Then Dev’s external sensors were carried away, and he was left alone in a howling wind- and fire-swept blackness. He could sense the link systems shutting down around him as damaged circuits continued to fail. He began to initiate a disconnect. …

  Too late. Total system shutdown engulfed his mind, plunging him into unconsciousness.

  Chapter 28

  There was a time when it was taken for granted that the sentient inhabitants of other worlds, if they existed, would be very much like us—different in form or color or size, perhaps, but sharing with us our perception of the universe.

  Only now are we beginning to discover, once again, how very conceited our species is.

  —Hearings on the DalRiss

  Terran Hegemony Space Council

  Dr. Paul Hernandez

  C.E. 2542

  Dev was surprised when he woke up aboard ship. To begin with, he was weightless, and the feeling of endlessly falling pervaded his dreams as he was brought slowly back to consciousness. Yuduki’s sick bay was located in the central core, and he nearly panicked when he opened his eyes to see a mass of colored tubing snaking above his face. It looked… alive, like the horrors he’d seen on ShraRish.

  A Japanese nurse appeared almost at once, however, floating head-down a meter “above” him, reassuring him that he was safe, that an ascraft had brought him and his team back to the troopship, that his treatment was proceeding well and that he was already almost completely recovered.

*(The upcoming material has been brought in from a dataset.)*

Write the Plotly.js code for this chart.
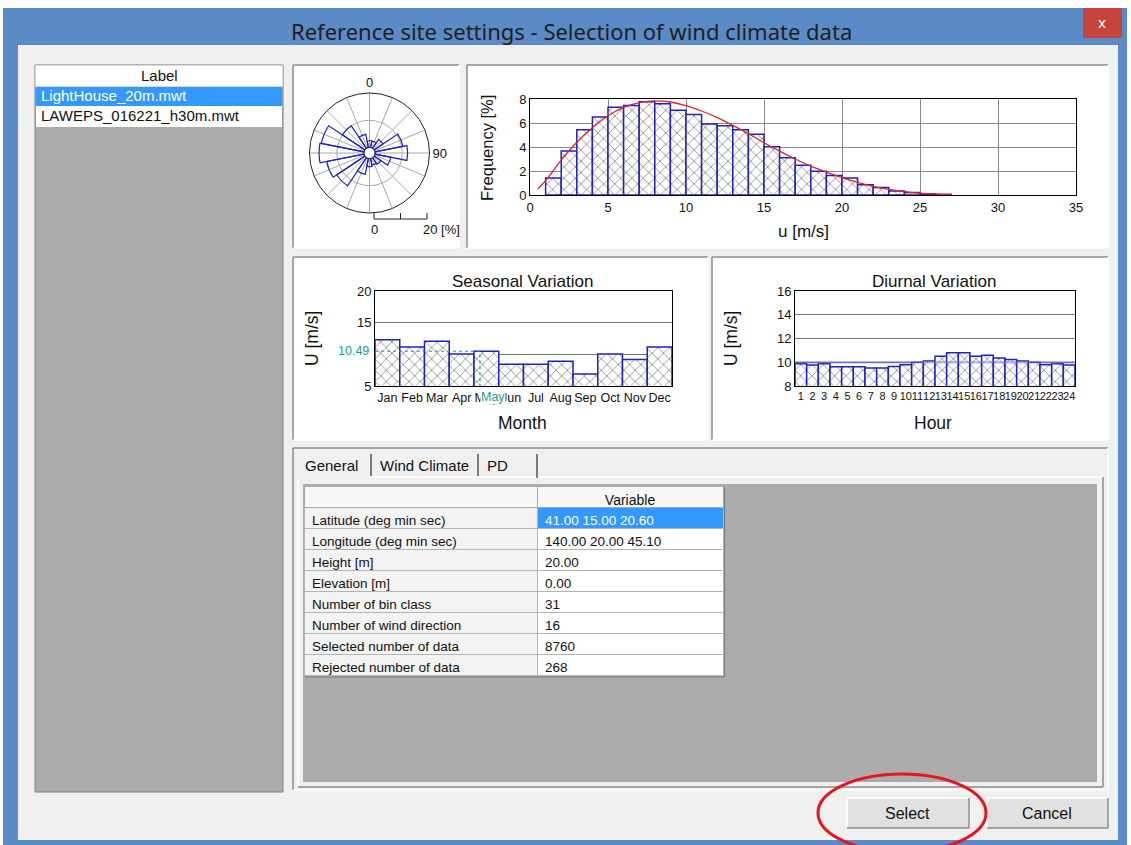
<!DOCTYPE html>
<html><head><meta charset="utf-8">
<script src="https://cdn.plot.ly/plotly-3.0.1.min.js"></script>
<style>html,body{margin:0;padding:0;background:#fff;overflow:hidden}#chart{width:1131px;height:845px}</style>
</head><body><div id="chart"></div>
<script>
// ---------------- data ----------------
const windDirections = [0,22.5,45,67.5,90,112.5,135,157.5,180,202.5,225,247.5,270,292.5,315,337.5];
const windFrequency  = [2.5,2.5,4,10.5,12,6,3,2.5,3,6,12.5,14,16.5,16,10,5];
const roseScaleTicks = [0,10,20];

const speedBins = [1.5,2.5,3.5,4.5,5.5,6.5,7.5,8.5,9.5,10.5,11.5,12.5,13.5,14.5,15.5,16.5,17.5,18.5,19.5,20.5,21.5,22.5,23.5,24.5,25.5,26.5];
const speedFrequency = [1.41,3.66,5.44,6.5,7.32,7.46,7.77,7.6,7.07,6.7,5.92,5.77,5.44,5.07,4.03,3.1,2.48,1.97,1.63,1.41,0.85,0.62,0.34,0.2,0.1,0.05];
const weibullSpeed = [0.5,1,2,3,4,5,6,7,8,9,10,11,12,13,14,15,16,17,18,19,20,21,22,23,24,25,26,27];
const weibullFrequency = [0.5,1.2,2.9,4.4,5.6,6.6,7.3,7.7,7.85,7.75,7.45,7.0,6.45,5.8,5.1,4.35,3.65,3.0,2.4,1.9,1.45,1.05,0.72,0.46,0.28,0.15,0.08,0.04];

const months = ['Jan','Feb','Mar','Apr','May','Jun','Jul','Aug','Sep','Oct','Nov','Dec'];
const monthlyMean = [12.3,11.15,12.05,10.04,10.49,8.45,8.45,8.92,6.91,10.04,9.19,11.15];
const selectedMonth = 'May';
const selectedMonthValue = 10.49;

const hours = [1,2,3,4,5,6,7,8,9,10,11,12,13,14,15,16,17,18,19,20,21,22,23,24];
const hourlyMean = [9.88,9.76,9.88,9.63,9.63,9.63,9.51,9.51,9.65,9.79,9.99,10.1,10.5,10.8,10.8,10.5,10.58,10.36,10.24,10.1,9.99,9.79,9.88,9.76];
const diurnalMean = 10.0;

const fileLabels = ['LightHouse_20m.mwt','LAWEPS_016221_h30m.mwt'];
const tabNames = ['General','Wind Climate','PD'];
const tableLabels = ['Latitude (deg min sec)','Longitude (deg min sec)','Height [m]','Elevation [m]','Number of bin class','Number of wind direction','Selected number of data','Rejected number of data'];
const tableValues = ['41.00 15.00 20.60','140.00 20.00 45.10','20.00','0.00','31','16','8760','268'];

// ---------------- helpers ----------------
const W = 1131, H = 845;
const X = p => p / W;
const Y = p => 1 - p / H;
const F = 'Liberation Sans, Arial, sans-serif';
const FN = 'Liberation Sans Narrow, Liberation Sans, sans-serif';
const shapes = [];
const annotations = [];
function rect(x0,y0,x1,y1,fill,lc,lw,layer){
  shapes.push({type:'rect',xref:'paper',yref:'paper',x0:X(x0),x1:X(x1),y0:Y(y1),y1:Y(y0),
    fillcolor:fill,line:{color:lc||'rgba(0,0,0,0)',width:lc?(lw||1):0},layer:layer||'below'});
}
function seg(x0,y0,x1,y1,color,lw,layer){
  shapes.push({type:'line',xref:'paper',yref:'paper',x0:X(x0),x1:X(x1),y0:Y(y0),y1:Y(y1),
    line:{color:color,width:lw||1},layer:layer||'below'});
}
function sunken(x0,y0,x1,y1,fill){
  rect(x0,y0,x1,y1,fill);
  seg(x0,y0,x1,y0,'#8c8c8c',1.5); seg(x0,y0,x0,y1,'#8c8c8c',1.5);
  seg(x0,y1,x1,y1,'#ffffff',1.5); seg(x1,y0,x1,y1,'#ffffff',1.5);
}
function raised(x0,y0,x1,y1,fill){
  rect(x0,y0,x1,y1,fill);
  seg(x0,y0,x1,y0,'#ffffff',1.5); seg(x0,y0,x0,y1,'#ffffff',1.5);
  seg(x0,y1,x1,y1,'#8c8c8c',1.5); seg(x1,y0,x1,y1,'#8c8c8c',1.5);
}
function ann(text,x,y,o){
  o = o || {};
  annotations.push(Object.assign({text:text,xref:'paper',yref:'paper',x:X(x),y:Y(y),showarrow:false,
    xanchor:'center',yanchor:'middle',font:{family:F,size:14,color:'#111'}},o));
}

// ---------------- window chrome ----------------
rect(3,8,1127,845,'#5a8bc6');
rect(18,45,1118,840,'#f0f0f0');
rect(1083,8,1122,38,'#c7443c');
ann('Reference site settings - Selection of wind climate data',571,31,{font:{family:'Noto Sans, Open Sans, sans-serif',size:22,color:'#1e1e1e'}});
ann('x',1102,22,{font:{family:'Noto Sans, sans-serif',size:15,color:'#ffffff'}});

// left list
rect(35,65,283,792,'#ababab','#828282',1);
rect(35,65,283,87,'#ffffff','#b0b0b0',1);
rect(36,87,282,106,'#3399ff');
rect(36,106,282,127,'#ffffff');
ann('Label',159,75,{font:{family:F,size:15,color:'#111'}});
fileLabels.forEach((t,i)=>ann(t,39,96+i*20,{xanchor:'left',font:{family:F,size:15,color:i===0?'#ffffff':'#111'}}));

// chart panels
sunken(293,65,459,248,'#ffffff');
sunken(467,65,1108,248,'#ffffff');
sunken(293,257,708,440,'#ffffff');
sunken(712,257,1108,440,'#ffffff');

// tab control
sunken(293,448,1108,790,'#f0f0f0');
raised(298,477,1103,787,'#f0f0f0');
rect(303,484,1097,782,'#ababab');
rect(297,451,370,478,'#f0f0f0');
seg(371,454,371,476,'#555',1.5);
seg(478,454,478,476,'#555',1.5);
seg(537,454,537,478,'#555',1.5);
const tabX = [331,424,497];
tabNames.forEach((t,i)=>ann(t,tabX[i],465,{font:{family:F,size:15,color:'#111'}}));
seg(724,487,724,677,'#7a7a7a',2);
seg(305,677,724,677,'#7a7a7a',1);

// buttons
raised(847,798,969,828,'#e1e1e1');
raised(987,798,1108,828,'#e1e1e1');
ann('Select',907,813,{font:{family:F,size:16,color:'#111'}});
ann('Cancel',1047,813,{font:{family:F,size:16,color:'#111'}});

// wind-rose scale bar
const sbx0 = 374, sbx1 = 427, sby = 219;
seg(sbx0,sby,sbx1,sby,'#222',1);
roseScaleTicks.forEach(v=>{const xx = sbx0 + (sbx1-sbx0)*v/20; seg(xx,sby,xx,sby-6,'#222',1);});
ann('0',374,229,{font:{family:F,size:13,color:'#111'}});
ann('20 [%]',421,229,{xanchor:'left',font:{family:F,size:13,color:'#111'}});
// rose centre hole outline
shapes.push({type:'circle',xref:'paper',yref:'paper',x0:X(364),x1:X(375),y0:Y(158.5),y1:Y(147.5),fillcolor:'#ffffff',line:{color:'#222',width:1},layer:'above'});

// chart titles
ann('Frequency [%]',487,148,{textangle:-90,font:{family:F,size:16.5,color:'#111'}});
ann('u [m/s]',803,231,{font:{family:F,size:17,color:'#111'}});
ann('Seasonal Variation',522,281,{font:{family:F,size:17,color:'#111'}});
ann('U [m/s]',312,339,{textangle:-90,font:{family:F,size:17.5,color:'#111'}});
ann('Month',522,423,{font:{family:F,size:17.5,color:'#111'}});
ann('Diurnal Variation',934,281,{font:{family:F,size:17,color:'#111'}});
ann('U [m/s]',731,339,{textangle:-90,font:{family:F,size:17.5,color:'#111'}});
ann('Hour',933,423,{font:{family:F,size:17.5,color:'#111'}});

// selected month marker labels
const selIdx = months.indexOf(selectedMonth);
annotations.push({text:selectedMonthValue.toFixed(2),xref:'paper',yref:'y2',x:X(371),y:selectedMonthValue,xanchor:'right',yanchor:'middle',showarrow:false,font:{family:F,size:12.5,color:'#1f9a9a'}});
annotations.push({text:selectedMonth,xref:'x2',yref:'paper',x:selIdx+0.28,y:Y(397),xanchor:'center',yanchor:'middle',showarrow:false,bgcolor:'#ffffff',borderpad:0,font:{family:F,size:12.5,color:'#1f9a9a'}});

// red highlight ellipse
shapes.push({type:'circle',xref:'paper',yref:'paper',x0:X(818),x1:X(986),y0:Y(852),y1:Y(774),line:{color:'#e8141b',width:3},fillcolor:'rgba(0,0,0,0)',layer:'above'});

// ---------------- traces ----------------
const hatch = {shape:'x',fgcolor:'#5a5a5a',bgcolor:'#ffffff',size:8,solidity:0.14};
const blue = '#2222b8';
const traces = [
  {type:'barpolar',r:windFrequency,theta:windDirections,width:22.5,subplot:'polar',
   marker:{color:'rgba(255,255,255,0)',line:{color:blue,width:1.2}},hoverinfo:'skip'},
  {type:'bar',x:speedBins,y:speedFrequency,width:1,xaxis:'x',yaxis:'y',
   marker:{color:'#ffffff',pattern:hatch,line:{color:blue,width:1.5}},hoverinfo:'skip'},
  {type:'scatter',mode:'lines',x:weibullSpeed,y:weibullFrequency,xaxis:'x',yaxis:'y',
   line:{color:'#e02424',width:1.3,shape:'spline'},hoverinfo:'skip'},
  {type:'bar',x:months.map((m,i)=>i),y:monthlyMean,width:1,xaxis:'x2',yaxis:'y2',
   marker:{color:'#ffffff',pattern:hatch,line:{color:blue,width:1.5}},hoverinfo:'skip'},
  {type:'scatter',mode:'lines',x:[-0.5,selIdx-0.26,selIdx-0.26],y:[selectedMonthValue,selectedMonthValue,5],
   xaxis:'x2',yaxis:'y2',line:{color:'#1f9a9a',width:1.2,dash:'dot'},hoverinfo:'skip'},
  {type:'bar',x:hours,y:hourlyMean,width:1,xaxis:'x3',yaxis:'y3',
   marker:{color:'#ffffff',pattern:hatch,line:{color:blue,width:1.5}},hoverinfo:'skip'},
  {type:'scatter',mode:'lines',x:[hours[0]-0.5,hours[hours.length-1]+0.5],y:[diurnalMean,diurnalMean],
   xaxis:'x3',yaxis:'y3',line:{color:'rgba(110,110,230,0.5)',width:2.5},hoverinfo:'skip'},
  {type:'table',domain:{x:[X(304),X(723)],y:[Y(676),Y(486)]},columnwidth:[233,186],
   header:{values:['','Variable'],height:21,align:['left','center'],
     fill:{color:'#f7f7f7'},line:{color:'#a8a8a8',width:1},font:{family:F,size:14,color:'#111'}},
   cells:{values:[tableLabels,tableValues],height:21,align:'left',
     fill:{color:[tableLabels.map(()=> '#f3f3f3'),tableValues.map((v,i)=> i===0?'#3399ff':'#ffffff')]},
     line:{color:'#b4b4b4',width:1},
     font:{family:F,size:[13.5,13.5],color:[tableLabels.map(()=> '#111'),tableValues.map((v,i)=> i===0?'#ffffff':'#111')]}}}
];

const axBase = {showline:true,mirror:true,linecolor:'#000',linewidth:1,ticks:'',zeroline:false,
  tickfont:{family:F,size:13,color:'#111'},fixedrange:true};

const layout = {
  width:W,height:H,margin:{l:0,r:0,t:0,b:0},paper_bgcolor:'#ffffff',plot_bgcolor:'rgba(0,0,0,0)',
  showlegend:false,bargap:0,barmode:'overlay',
  polar:{domain:{x:[X(309.5),X(429.5)],y:[Y(213),Y(93)]},bgcolor:'rgba(0,0,0,0)',hole:0.09,
    angularaxis:{rotation:90,direction:'clockwise',tickmode:'array',tickvals:windDirections,
      ticktext:windDirections.map(d=> d===0?'0':(d===90?'90':'')),ticks:'',showline:true,linecolor:'#222',linewidth:1,
      gridcolor:'#a8a8a8',tickfont:{family:F,size:13,color:'#111'}},
    radialaxis:{range:[0,20],tickvals:[10],showticklabels:false,ticks:'',showline:false,gridcolor:'#a8a8a8'}},
  xaxis:Object.assign({},axBase,{domain:[X(530),X(1076)],range:[0,35],dtick:5,tick0:0,showgrid:true,gridcolor:'#8a8a8a',anchor:'y'}),
  yaxis:Object.assign({},axBase,{domain:[Y(195),Y(99)],range:[0,8],dtick:2,tick0:0,showgrid:true,gridcolor:'#8a8a8a',anchor:'x'}),
  xaxis2:Object.assign({},axBase,{domain:[X(375),X(672)],range:[-0.5,11.5],tickmode:'array',tickvals:months.map((m,i)=>i),ticktext:months,tickangle:0,showgrid:false,anchor:'y2',tickfont:{family:FN,size:12.5,color:'#111'}}),
  yaxis2:Object.assign({},axBase,{domain:[Y(386),Y(291)],range:[5,20],tickmode:'array',tickvals:[5,10,15,20],ticktext:['5','','15','20'],showgrid:true,gridcolor:'#707070',anchor:'x2'}),
  xaxis3:Object.assign({},axBase,{domain:[X(795),X(1075)],range:[0.5,24.5],tickmode:'array',tickvals:hours,tickangle:0,showgrid:false,anchor:'y3',tickfont:{family:FN,size:11,color:'#111'}}),
  yaxis3:Object.assign({},axBase,{domain:[Y(386),Y(291)],range:[8,16],dtick:2,tick0:8,showgrid:true,gridcolor:'#707070',anchor:'x3'}),
  shapes:shapes,annotations:annotations
};

Plotly.newPlot('chart',traces,layout,{staticPlot:true,displayModeBar:false});
</script>
</body></html>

  He’d come close to being killed by radiation. While his Scoutstrider had screened him from alpha and beta particles and most direct gamma radiation, the atomic nuclei of steel, manganese, and silicon in the armor had trapped neutrons from the blast, creating a cascade of induced radiation that had poured through his module despite heavy screening and neutron-absorptive molecular layers.

  He’d been sick, the nurse told him, almost dead, when Lara Anders had loaded him and his people aboard and dusted off from that hellfire desert five klicks from ground zero. But medical nano programmed to correct radiation damage on a subcellular scale had been filtering through his system for the past three days. His blood count was normal now, as were his bone marrow scans and thyroid levels. He now ran, he was told, a slightly increased chance of developing any of several cancers, all of which would easily be detected and treated automatically long before they became a threat. Even the higher risk of birth defects in any children he might one day have was negated by the medical nano watch now patrolling his body.